■ THE TASK
Starting at the first line of the data, please print exactly those lines through the one that holds "(0,0) rectangle (500,581);", omitting every picture.

■ ■ ■

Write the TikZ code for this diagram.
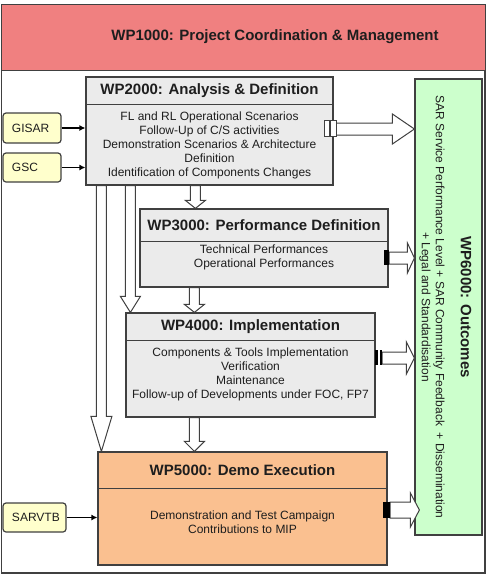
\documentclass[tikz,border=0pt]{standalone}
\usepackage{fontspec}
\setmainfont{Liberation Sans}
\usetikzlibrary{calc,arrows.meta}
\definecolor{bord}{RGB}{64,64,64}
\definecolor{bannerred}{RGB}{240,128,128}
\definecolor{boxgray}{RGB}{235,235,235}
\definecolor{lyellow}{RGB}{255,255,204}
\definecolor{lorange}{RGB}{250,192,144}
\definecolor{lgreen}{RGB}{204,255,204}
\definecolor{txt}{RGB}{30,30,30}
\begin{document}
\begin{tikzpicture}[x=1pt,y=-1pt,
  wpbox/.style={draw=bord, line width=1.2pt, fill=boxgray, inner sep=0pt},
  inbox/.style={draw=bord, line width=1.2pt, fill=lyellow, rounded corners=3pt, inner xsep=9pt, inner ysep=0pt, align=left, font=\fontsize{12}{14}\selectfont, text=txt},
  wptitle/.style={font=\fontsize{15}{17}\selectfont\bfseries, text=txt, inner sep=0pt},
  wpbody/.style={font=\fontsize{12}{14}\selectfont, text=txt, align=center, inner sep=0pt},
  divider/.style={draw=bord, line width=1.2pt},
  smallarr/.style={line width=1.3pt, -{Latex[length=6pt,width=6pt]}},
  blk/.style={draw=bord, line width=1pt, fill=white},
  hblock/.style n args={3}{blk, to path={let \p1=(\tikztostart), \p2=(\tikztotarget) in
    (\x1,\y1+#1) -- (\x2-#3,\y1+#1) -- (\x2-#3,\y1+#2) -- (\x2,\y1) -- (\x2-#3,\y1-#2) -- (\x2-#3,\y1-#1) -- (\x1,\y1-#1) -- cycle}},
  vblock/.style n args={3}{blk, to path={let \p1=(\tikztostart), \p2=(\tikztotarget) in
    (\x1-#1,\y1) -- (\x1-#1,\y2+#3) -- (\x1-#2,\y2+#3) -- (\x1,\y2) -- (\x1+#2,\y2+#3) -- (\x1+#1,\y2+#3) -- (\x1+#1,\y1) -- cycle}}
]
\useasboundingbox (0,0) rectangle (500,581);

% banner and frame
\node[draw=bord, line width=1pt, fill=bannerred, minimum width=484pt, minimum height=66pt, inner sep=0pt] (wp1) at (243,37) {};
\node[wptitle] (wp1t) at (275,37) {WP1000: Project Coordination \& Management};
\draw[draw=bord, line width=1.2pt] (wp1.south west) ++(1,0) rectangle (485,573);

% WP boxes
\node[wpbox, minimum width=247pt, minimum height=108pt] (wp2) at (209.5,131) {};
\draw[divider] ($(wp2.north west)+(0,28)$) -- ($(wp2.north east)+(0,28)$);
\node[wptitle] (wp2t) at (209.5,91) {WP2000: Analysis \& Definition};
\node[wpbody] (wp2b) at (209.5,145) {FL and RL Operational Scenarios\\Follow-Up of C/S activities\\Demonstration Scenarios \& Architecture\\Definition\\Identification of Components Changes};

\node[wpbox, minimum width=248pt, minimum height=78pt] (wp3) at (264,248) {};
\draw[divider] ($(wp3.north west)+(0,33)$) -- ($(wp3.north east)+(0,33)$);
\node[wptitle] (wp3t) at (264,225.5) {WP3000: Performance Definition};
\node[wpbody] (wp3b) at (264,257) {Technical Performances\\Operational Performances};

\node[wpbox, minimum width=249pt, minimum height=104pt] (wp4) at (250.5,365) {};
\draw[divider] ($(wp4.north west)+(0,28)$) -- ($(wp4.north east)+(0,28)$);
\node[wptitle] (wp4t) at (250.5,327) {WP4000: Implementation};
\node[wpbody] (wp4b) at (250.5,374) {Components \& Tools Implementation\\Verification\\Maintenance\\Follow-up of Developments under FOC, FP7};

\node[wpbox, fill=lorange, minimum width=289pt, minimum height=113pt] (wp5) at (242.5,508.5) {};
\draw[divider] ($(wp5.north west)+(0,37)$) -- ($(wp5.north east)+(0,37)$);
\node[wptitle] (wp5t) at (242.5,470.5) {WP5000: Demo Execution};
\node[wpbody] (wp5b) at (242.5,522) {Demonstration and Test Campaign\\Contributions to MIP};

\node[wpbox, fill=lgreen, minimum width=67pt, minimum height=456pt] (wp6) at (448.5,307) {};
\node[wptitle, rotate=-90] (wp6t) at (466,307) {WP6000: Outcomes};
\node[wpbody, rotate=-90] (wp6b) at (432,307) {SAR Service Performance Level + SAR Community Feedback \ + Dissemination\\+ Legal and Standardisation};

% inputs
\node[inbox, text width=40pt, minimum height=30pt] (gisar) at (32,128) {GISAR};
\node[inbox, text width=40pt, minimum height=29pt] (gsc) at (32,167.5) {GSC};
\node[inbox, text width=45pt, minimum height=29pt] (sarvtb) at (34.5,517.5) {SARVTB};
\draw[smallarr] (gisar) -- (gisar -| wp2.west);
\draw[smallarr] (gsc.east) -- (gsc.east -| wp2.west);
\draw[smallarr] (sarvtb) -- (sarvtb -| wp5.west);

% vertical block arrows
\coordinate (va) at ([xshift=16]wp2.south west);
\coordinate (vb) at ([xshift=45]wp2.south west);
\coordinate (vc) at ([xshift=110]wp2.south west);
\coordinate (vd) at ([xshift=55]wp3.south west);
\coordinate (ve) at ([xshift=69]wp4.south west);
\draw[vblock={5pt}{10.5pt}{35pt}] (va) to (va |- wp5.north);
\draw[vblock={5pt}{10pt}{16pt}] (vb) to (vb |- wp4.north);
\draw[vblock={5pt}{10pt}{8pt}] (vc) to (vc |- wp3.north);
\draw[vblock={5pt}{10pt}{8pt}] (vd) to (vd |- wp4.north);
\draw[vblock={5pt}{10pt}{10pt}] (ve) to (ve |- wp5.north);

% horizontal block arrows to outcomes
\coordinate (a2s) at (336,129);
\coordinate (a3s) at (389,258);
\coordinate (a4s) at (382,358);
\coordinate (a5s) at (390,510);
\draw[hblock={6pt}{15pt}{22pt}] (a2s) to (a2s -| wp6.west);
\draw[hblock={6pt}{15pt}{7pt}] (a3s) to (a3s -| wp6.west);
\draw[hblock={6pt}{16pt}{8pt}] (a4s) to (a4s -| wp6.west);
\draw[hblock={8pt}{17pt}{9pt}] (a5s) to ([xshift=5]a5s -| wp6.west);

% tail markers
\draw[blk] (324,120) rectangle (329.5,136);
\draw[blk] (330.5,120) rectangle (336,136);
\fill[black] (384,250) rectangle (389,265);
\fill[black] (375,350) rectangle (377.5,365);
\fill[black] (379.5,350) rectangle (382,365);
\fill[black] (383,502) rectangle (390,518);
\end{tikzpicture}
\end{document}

■ ■ ■

■ ANSWER BELOW
Write the TikZ code for this diagram.
\documentclass[tikz,border=0pt]{standalone}
\usepackage{fontspec}
\setmainfont{Liberation Sans}
\usetikzlibrary{calc,arrows.meta}
\definecolor{bord}{RGB}{64,64,64}
\definecolor{bannerred}{RGB}{240,128,128}
\definecolor{boxgray}{RGB}{235,235,235}
\definecolor{lyellow}{RGB}{255,255,204}
\definecolor{lorange}{RGB}{250,192,144}
\definecolor{lgreen}{RGB}{204,255,204}
\definecolor{txt}{RGB}{30,30,30}
\begin{document}
\begin{tikzpicture}[x=1pt,y=-1pt,
  wpbox/.style={draw=bord, line width=1.2pt, fill=boxgray, inner sep=0pt},
  inbox/.style={draw=bord, line width=1.2pt, fill=lyellow, rounded corners=3pt, inner xsep=9pt, inner ysep=0pt, align=left, font=\fontsize{12}{14}\selectfont, text=txt},
  wptitle/.style={font=\fontsize{15}{17}\selectfont\bfseries, text=txt, inner sep=0pt},
  wpbody/.style={font=\fontsize{12}{14}\selectfont, text=txt, align=center, inner sep=0pt},
  divider/.style={draw=bord, line width=1.2pt},
  smallarr/.style={line width=1.3pt, -{Latex[length=6pt,width=6pt]}},
  blk/.style={draw=bord, line width=1pt, fill=white},
  hblock/.style n args={3}{blk, to path={let \p1=(\tikztostart), \p2=(\tikztotarget) in
    (\x1,\y1+#1) -- (\x2-#3,\y1+#1) -- (\x2-#3,\y1+#2) -- (\x2,\y1) -- (\x2-#3,\y1-#2) -- (\x2-#3,\y1-#1) -- (\x1,\y1-#1) -- cycle}},
  vblock/.style n args={3}{blk, to path={let \p1=(\tikztostart), \p2=(\tikztotarget) in
    (\x1-#1,\y1) -- (\x1-#1,\y2+#3) -- (\x1-#2,\y2+#3) -- (\x1,\y2) -- (\x1+#2,\y2+#3) -- (\x1+#1,\y2+#3) -- (\x1+#1,\y1) -- cycle}}
]
\useasboundingbox (0,0) rectangle (500,581);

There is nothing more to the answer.